McCollum, as a non-lawyer pro se litigant, also lacks the authority and the competency to pursue claims on behalf of a class pro se. Cf. Oliver v. Trial Court Judges, No. 3:15-cv-2962-P-BN, 2015 WL 6438477, at *3 (N.D. Tex. Sept. 15, 2015) (“Oliver, as a pro se prisoner, has ‘neither the authority to represent anyone but [himself] nor the competence to protect the interests of other prisoners.'” (quoting Henderson v. Jamison, No. C10-5802 RBL/KLS, 2011 WL 690616, at *2 (W.D. Wash. Jan. 31, 2011), rec. adopted, 2011 WL 690573 (W.D. Wash. Feb. 18, 2011))), rec. accepted, 2015 WL 6460030 (N.D. Tex. Oct. 21, 2015).
In sum, for the reasons set out in McCollum I and set out above, the Court should dismiss the claims initially brought in this case as amended with prejudice and dismiss the misjoined claims (the new claims made in the amended complaint) without prejudice.
Recommendation
The Court should dismiss Plaintiff James McCollum's complaint as amended with prejudice as to the claims initially brought in this case that he then amended with leave of Court but without prejudice as to the new claims he misjoins to this case through the amended complaint.

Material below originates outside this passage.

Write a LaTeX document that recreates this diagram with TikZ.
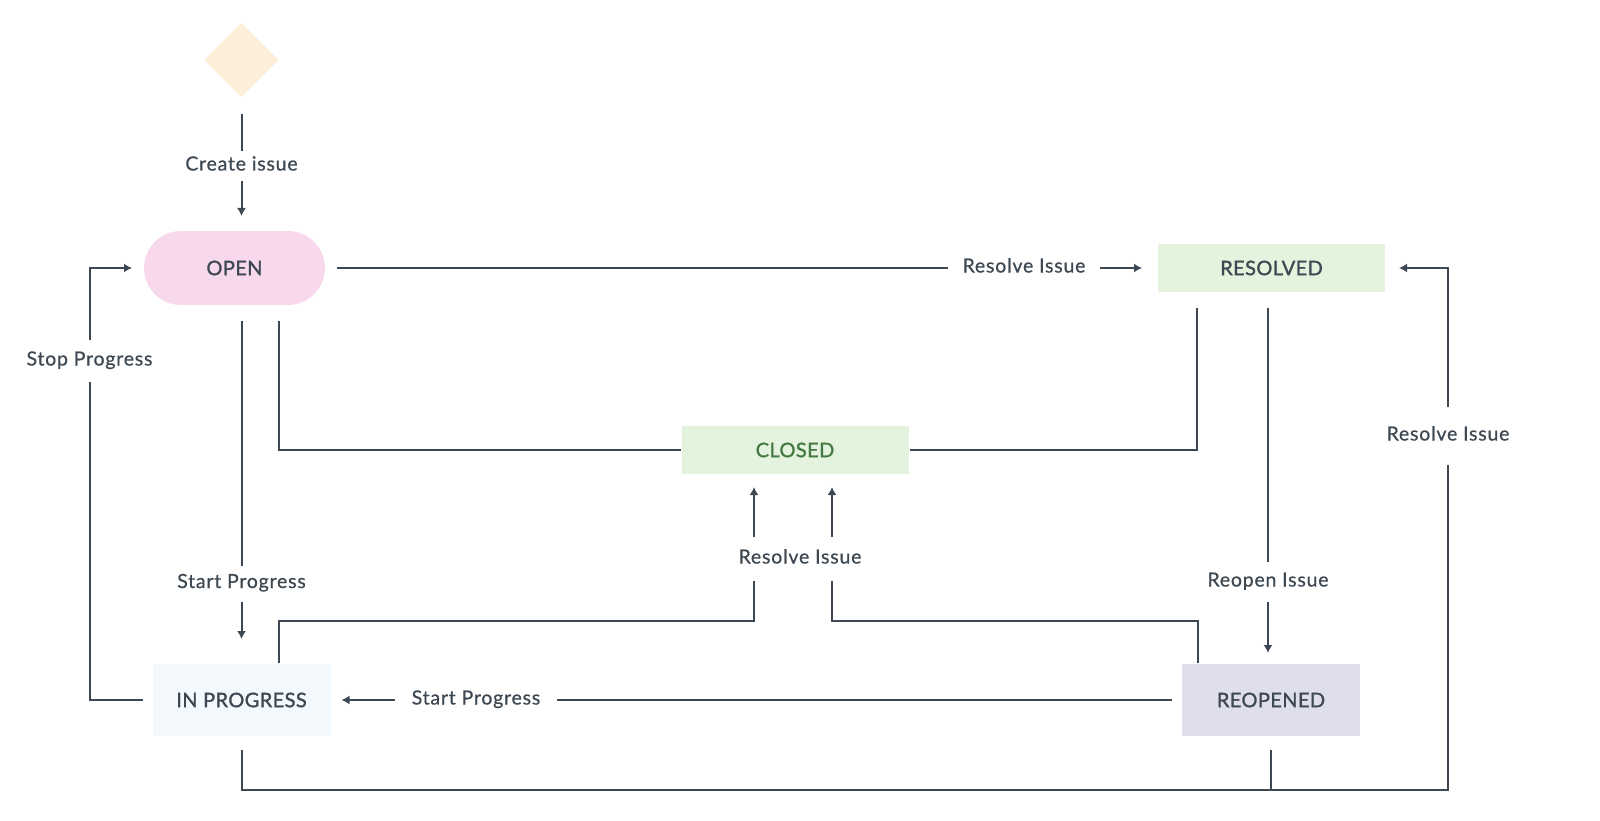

A copy of these findings, conclusions, and recommendation shall be served on all parties in the manner provided by law. Any party who objects to any part of these findings, conclusions, and recommendation must file specific written objections within 14 days after being served with a copy. See 28 U.S.C. § 636(b)(1); Fed.R.Civ.P. 72(b). In order to be specific, an objection must identify the specific finding or recommendation to which objection is made, state the basis for the objection, and specify the place in the magistrate judge's findings, conclusions, and recommendation where the disputed determination is found. An objection that merely incorporates by reference or refers to the briefing before the magistrate judge is not specific. Failure to file specific written objections will bar the aggrieved party from appealing the factual findings and legal conclusions of the magistrate judge that are accepted or adopted by the district court, except upon grounds of plain error. See Douglass v. United Servs. Auto. Ass'n, 79 F.3d 1415, 1417 (5th Cir. 1996).